Provided material =>

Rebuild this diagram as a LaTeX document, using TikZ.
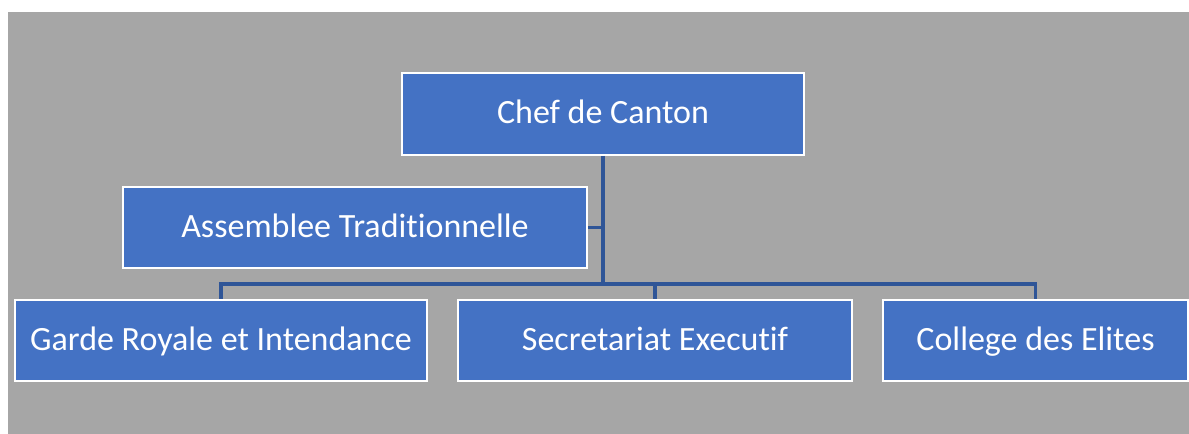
\documentclass[tikz,border=0pt]{standalone}
\usepackage{fontspec}
\setmainfont{Carlito}[Ligatures=NoCommon,RawFeature={-liga;-dlig}]
\definecolor{bg}{HTML}{A6A6A6}
\definecolor{boxfill}{HTML}{4472C4}
\definecolor{conn}{HTML}{2F5597}
\begin{document}
\begin{tikzpicture}[x=0.75pt,y=-0.75pt,
  orgbox/.style={rectangle,fill=boxfill,draw=white,line width=1.5pt,inner sep=0pt,
    minimum height=60.75pt,text=white,font=\fontsize{25.5}{30}\selectfont,
    text height=19.1pt,text depth=4.1pt},
  link/.style={draw=conn,line width=2.5pt}]
\useasboundingbox (0,0) rectangle (1189,434);
\fill[white] (0,0) rectangle (1189,434);
\fill[bg] (8,12) rectangle (1189,434);
\node[orgbox,minimum width=301.5pt,minimum height=61.5pt] (chef) at (603,114) {Chef de Canton};
\node[orgbox,minimum width=348pt] (assem) at (355,227.5) {Assemblee Traditionnelle};
\node[orgbox,minimum width=309pt] (garde) at (221,340.5) {Garde Royale et Intendance};
\node[orgbox,minimum width=295.5pt] (secr) at (655,340.5) {Secretariat Executif};
\node[orgbox,minimum width=228.75pt] (coll) at (1035.5,340.5) {College des Elites};
\coordinate (bus) at (603,284);
\draw[link] (chef.south) -- (bus);
\draw[link] (assem.east) -- (assem.east -| chef.south);
\draw[link] (garde.north) -- (bus -| garde.north) -- (bus -| coll.north) -- (coll.north);
\draw[link] (secr.north) -- (bus -| secr.north);
\end{tikzpicture}
\end{document}
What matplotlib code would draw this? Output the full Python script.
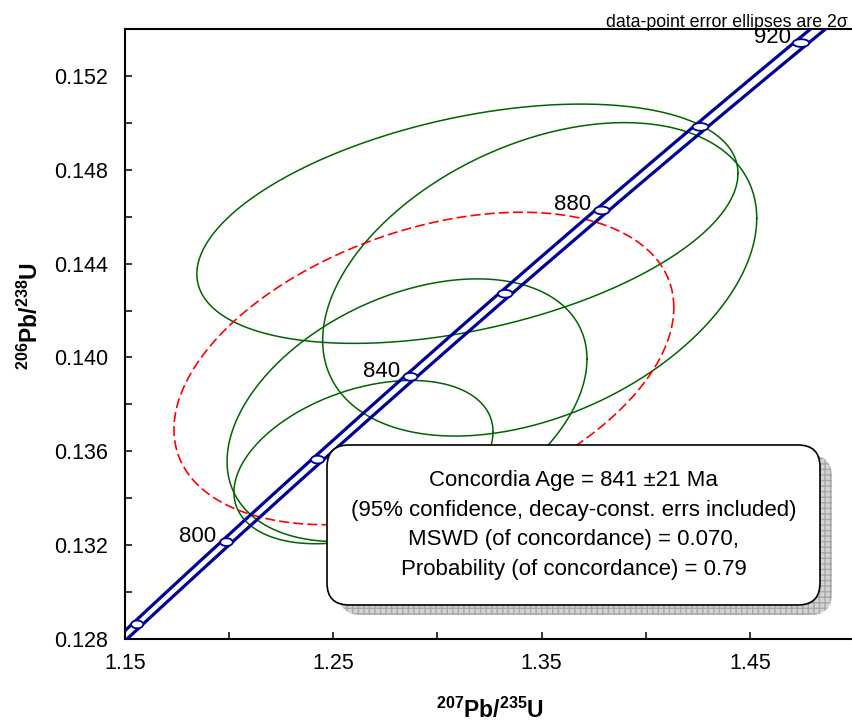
import numpy as np
import matplotlib
matplotlib.use('Agg')
import matplotlib.pyplot as plt
from matplotlib.patches import FancyBboxPatch, Ellipse
from matplotlib.ticker import MultipleLocator, FormatStrFormatter

plt.rcParams['font.family'] = ['Liberation Sans', 'DejaVu Sans']
plt.rcParams['mathtext.fontset'] = 'custom'
plt.rcParams['mathtext.rm'] = 'Liberation Sans'
plt.rcParams['mathtext.bf'] = 'Liberation Sans:bold'

# decay constants (1/yr) and relative 95% error on lambda235 for the band
LAMBDA_238 = 1.55125e-10
LAMBDA_235 = 9.8485e-10
LAMBDA_235_ERR = 0.0016

marker_ages = [780, 800, 820, 840, 860, 880, 900, 920]
label_ages = [800, 840, 880, 920]

# data-point error ellipses (2 sigma): 207/235, 206/238, errors, rho
pt_x = [1.3144, 1.3491, 1.2854, 1.2645]
pt_sx = [0.1299, 0.1042, 0.0864, 0.0622]
pt_y = [0.14570, 0.14333, 0.13775, 0.13554]
pt_sy = [0.00510, 0.00668, 0.00560, 0.00348]
pt_rho = [0.42, 0.39, 0.39, 0.37]

# concordia age ellipse
conc_x, conc_sx = 1.2935, 0.1200
conc_y, conc_sy = 0.13953, 0.00666
conc_rho = 0.39

result_lines = [
    'Concordia Age = 841 \u00b121 Ma',
    '(95% confidence, decay-const. errs included)',
    'MSWD (of concordance) = 0.070,',
    'Probability (of concordance) = 0.79',
]


def concordia(age_ma, rel=0.0):
    t = np.asarray(age_ma, dtype=float) * 1e6
    x = np.exp(LAMBDA_235 * (1 + rel) * t) - 1
    y = np.exp(LAMBDA_238 * t) - 1
    return x, y


def error_ellipse(cx, sx, cy, sy, rho, n=400):
    t = np.linspace(0, 2 * np.pi, n)
    x = cx + sx * np.cos(t)
    y = cy + sy * (rho * np.cos(t) + np.sqrt(1 - rho ** 2) * np.sin(t))
    return x, y


fig = plt.figure(figsize=(8.52, 7.26), dpi=100)
ax = fig.add_axes([125 / 852, 87 / 726, 729 / 852, 610 / 726])
ax.set_xlim(1.15, 1.50)
ax.set_ylim(0.128, 0.154)

# data ellipses
for i in range(len(pt_x)):
    ex, ey = error_ellipse(pt_x[i], pt_sx[i], pt_y[i], pt_sy[i], pt_rho[i])
    ax.plot(ex, ey, color='#006400', lw=1.1, zorder=2)

ex, ey = error_ellipse(conc_x, conc_sx, conc_y, conc_sy, conc_rho)
ax.plot(ex, ey, color='#ff0000', lw=1.2, ls=(0, (6, 2.5)), zorder=2)

# concordia band
ages = np.linspace(740, 980, 400)
x_lo, y_c = concordia(ages, -LAMBDA_235_ERR)
x_hi, _ = concordia(ages, LAMBDA_235_ERR)
ax.plot(x_lo, y_c, color='#000099', lw=2.3, zorder=3)
ax.plot(x_hi, y_c, color='#000099', lw=2.3, zorder=3)

for age in marker_ages:
    xc, yc = concordia(age)
    dx = concordia(age, LAMBDA_235_ERR)[0] - xc
    ax.add_patch(Ellipse((xc, yc), width=2.2 * dx, height=0.00033,
                         facecolor='white', edgecolor='#000099', lw=1.3, zorder=4))

for age in label_ages:
    xc, yc = concordia(age)
    ax.annotate(str(age), (xc, yc), xytext=(-7.5, 0), textcoords='offset points',
                ha='right', va='baseline', fontsize=16, zorder=5)

# axes styling
ax.set_xticks([1.15, 1.25, 1.35, 1.45])
ax.xaxis.set_minor_locator(MultipleLocator(0.05))
ax.yaxis.set_major_locator(MultipleLocator(0.004))
ax.yaxis.set_minor_locator(MultipleLocator(0.002))
ax.xaxis.set_major_formatter(FormatStrFormatter('%.2f'))
ax.yaxis.set_major_formatter(FormatStrFormatter('%.3f'))
ax.tick_params(which='both', direction='in', length=5, width=1.1, labelsize=15.5)
ax.tick_params(axis='x', pad=10)
ax.tick_params(axis='y', pad=12)
ax.spines['right'].set_visible(False)
for s in ['left', 'bottom', 'top']:
    ax.spines[s].set_linewidth(1.5)

ax.set_xlabel(r'$^{\mathbf{207}}$Pb/$^{\mathbf{235}}$U', fontsize=16.5, fontweight='bold')
ax.set_ylabel(r'$^{\mathbf{206}}$Pb/$^{\mathbf{238}}$U', fontsize=16.5, fontweight='bold')
ax.xaxis.set_label_coords(0.5, -0.097)
ax.yaxis.set_label_coords(-0.113, 0.53)

# result box with hatched shadow
shadow = FancyBboxPatch((3.39, 1.11), 4.93, 1.60, boxstyle='round,pad=0,rounding_size=0.22',
                        transform=fig.dpi_scale_trans, facecolor='#d4d4d4',
                        edgecolor='#a8a8a8', lw=0, hatch='+++', zorder=10)
box = FancyBboxPatch((3.27, 1.21), 4.93, 1.60, boxstyle='round,pad=0,rounding_size=0.22',
                     transform=fig.dpi_scale_trans, facecolor='white',
                     edgecolor='black', lw=1.2, zorder=11)
fig.add_artist(shadow)
fig.add_artist(box)
fig.text(5.735, 2.01, '\n'.join(result_lines), transform=fig.dpi_scale_trans,
         ha='center', va='center', fontsize=16, linespacing=1.55, zorder=12)

fig.text(848 / 852, (726 - 26.7) / 726, 'data-point error ellipses are 2\u03c3',
         ha='right', va='baseline', fontsize=12.8)

fig.savefig('out.png', dpi=100)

Task details => Restate each entry word for word, please, but drop any images it holds.

Result of this exercise =>
Rebuild this diagram as a LaTeX document, using TikZ.
\documentclass[tikz,border=0pt]{standalone}
\usepackage{fontspec}
\setmainfont{Carlito}[Ligatures=NoCommon,RawFeature={-liga;-dlig}]
\definecolor{bg}{HTML}{A6A6A6}
\definecolor{boxfill}{HTML}{4472C4}
\definecolor{conn}{HTML}{2F5597}
\begin{document}
\begin{tikzpicture}[x=0.75pt,y=-0.75pt,
  orgbox/.style={rectangle,fill=boxfill,draw=white,line width=1.5pt,inner sep=0pt,
    minimum height=60.75pt,text=white,font=\fontsize{25.5}{30}\selectfont,
    text height=19.1pt,text depth=4.1pt},
  link/.style={draw=conn,line width=2.5pt}]
\useasboundingbox (0,0) rectangle (1189,434);
\fill[white] (0,0) rectangle (1189,434);
\fill[bg] (8,12) rectangle (1189,434);
\node[orgbox,minimum width=301.5pt,minimum height=61.5pt] (chef) at (603,114) {Chef de Canton};
\node[orgbox,minimum width=348pt] (assem) at (355,227.5) {Assemblee Traditionnelle};
\node[orgbox,minimum width=309pt] (garde) at (221,340.5) {Garde Royale et Intendance};
\node[orgbox,minimum width=295.5pt] (secr) at (655,340.5) {Secretariat Executif};
\node[orgbox,minimum width=228.75pt] (coll) at (1035.5,340.5) {College des Elites};
\coordinate (bus) at (603,284);
\draw[link] (chef.south) -- (bus);
\draw[link] (assem.east) -- (assem.east -| chef.south);
\draw[link] (garde.north) -- (bus -| garde.north) -- (bus -| coll.north) -- (coll.north);
\draw[link] (secr.north) -- (bus -| secr.north);
\end{tikzpicture}
\end{document}
What matplotlib code would draw this? Output the full Python script.
import numpy as np
import matplotlib
matplotlib.use('Agg')
import matplotlib.pyplot as plt
from matplotlib.patches import FancyBboxPatch, Ellipse
from matplotlib.ticker import MultipleLocator, FormatStrFormatter

plt.rcParams['font.family'] = ['Liberation Sans', 'DejaVu Sans']
plt.rcParams['mathtext.fontset'] = 'custom'
plt.rcParams['mathtext.rm'] = 'Liberation Sans'
plt.rcParams['mathtext.bf'] = 'Liberation Sans:bold'

# decay constants (1/yr) and relative 95% error on lambda235 for the band
LAMBDA_238 = 1.55125e-10
LAMBDA_235 = 9.8485e-10
LAMBDA_235_ERR = 0.0016

marker_ages = [780, 800, 820, 840, 860, 880, 900, 920]
label_ages = [800, 840, 880, 920]

# data-point error ellipses (2 sigma): 207/235, 206/238, errors, rho
pt_x = [1.3144, 1.3491, 1.2854, 1.2645]
pt_sx = [0.1299, 0.1042, 0.0864, 0.0622]
pt_y = [0.14570, 0.14333, 0.13775, 0.13554]
pt_sy = [0.00510, 0.00668, 0.00560, 0.00348]
pt_rho = [0.42, 0.39, 0.39, 0.37]

# concordia age ellipse
conc_x, conc_sx = 1.2935, 0.1200
conc_y, conc_sy = 0.13953, 0.00666
conc_rho = 0.39

result_lines = [
    'Concordia Age = 841 \u00b121 Ma',
    '(95% confidence, decay-const. errs included)',
    'MSWD (of concordance) = 0.070,',
    'Probability (of concordance) = 0.79',
]


def concordia(age_ma, rel=0.0):
    t = np.asarray(age_ma, dtype=float) * 1e6
    x = np.exp(LAMBDA_235 * (1 + rel) * t) - 1
    y = np.exp(LAMBDA_238 * t) - 1
    return x, y


def error_ellipse(cx, sx, cy, sy, rho, n=400):
    t = np.linspace(0, 2 * np.pi, n)
    x = cx + sx * np.cos(t)
    y = cy + sy * (rho * np.cos(t) + np.sqrt(1 - rho ** 2) * np.sin(t))
    return x, y


fig = plt.figure(figsize=(8.52, 7.26), dpi=100)
ax = fig.add_axes([125 / 852, 87 / 726, 729 / 852, 610 / 726])
ax.set_xlim(1.15, 1.50)
ax.set_ylim(0.128, 0.154)

# data ellipses
for i in range(len(pt_x)):
    ex, ey = error_ellipse(pt_x[i], pt_sx[i], pt_y[i], pt_sy[i], pt_rho[i])
    ax.plot(ex, ey, color='#006400', lw=1.1, zorder=2)

ex, ey = error_ellipse(conc_x, conc_sx, conc_y, conc_sy, conc_rho)
ax.plot(ex, ey, color='#ff0000', lw=1.2, ls=(0, (6, 2.5)), zorder=2)

# concordia band
ages = np.linspace(740, 980, 400)
x_lo, y_c = concordia(ages, -LAMBDA_235_ERR)
x_hi, _ = concordia(ages, LAMBDA_235_ERR)
ax.plot(x_lo, y_c, color='#000099', lw=2.3, zorder=3)
ax.plot(x_hi, y_c, color='#000099', lw=2.3, zorder=3)

for age in marker_ages:
    xc, yc = concordia(age)
    dx = concordia(age, LAMBDA_235_ERR)[0] - xc
    ax.add_patch(Ellipse((xc, yc), width=2.2 * dx, height=0.00033,
                         facecolor='white', edgecolor='#000099', lw=1.3, zorder=4))

for age in label_ages:
    xc, yc = concordia(age)
    ax.annotate(str(age), (xc, yc), xytext=(-7.5, 0), textcoords='offset points',
                ha='right', va='baseline', fontsize=16, zorder=5)

# axes styling
ax.set_xticks([1.15, 1.25, 1.35, 1.45])
ax.xaxis.set_minor_locator(MultipleLocator(0.05))
ax.yaxis.set_major_locator(MultipleLocator(0.004))
ax.yaxis.set_minor_locator(MultipleLocator(0.002))
ax.xaxis.set_major_formatter(FormatStrFormatter('%.2f'))
ax.yaxis.set_major_formatter(FormatStrFormatter('%.3f'))
ax.tick_params(which='both', direction='in', length=5, width=1.1, labelsize=15.5)
ax.tick_params(axis='x', pad=10)
ax.tick_params(axis='y', pad=12)
ax.spines['right'].set_visible(False)
for s in ['left', 'bottom', 'top']:
    ax.spines[s].set_linewidth(1.5)

ax.set_xlabel(r'$^{\mathbf{207}}$Pb/$^{\mathbf{235}}$U', fontsize=16.5, fontweight='bold')
ax.set_ylabel(r'$^{\mathbf{206}}$Pb/$^{\mathbf{238}}$U', fontsize=16.5, fontweight='bold')
ax.xaxis.set_label_coords(0.5, -0.097)
ax.yaxis.set_label_coords(-0.113, 0.53)

# result box with hatched shadow
shadow = FancyBboxPatch((3.39, 1.11), 4.93, 1.60, boxstyle='round,pad=0,rounding_size=0.22',
                        transform=fig.dpi_scale_trans, facecolor='#d4d4d4',
                        edgecolor='#a8a8a8', lw=0, hatch='+++', zorder=10)
box = FancyBboxPatch((3.27, 1.21), 4.93, 1.60, boxstyle='round,pad=0,rounding_size=0.22',
                     transform=fig.dpi_scale_trans, facecolor='white',
                     edgecolor='black', lw=1.2, zorder=11)
fig.add_artist(shadow)
fig.add_artist(box)
fig.text(5.735, 2.01, '\n'.join(result_lines), transform=fig.dpi_scale_trans,
         ha='center', va='center', fontsize=16, linespacing=1.55, zorder=12)

fig.text(848 / 852, (726 - 26.7) / 726, 'data-point error ellipses are 2\u03c3',
         ha='right', va='baseline', fontsize=12.8)

fig.savefig('out.png', dpi=100)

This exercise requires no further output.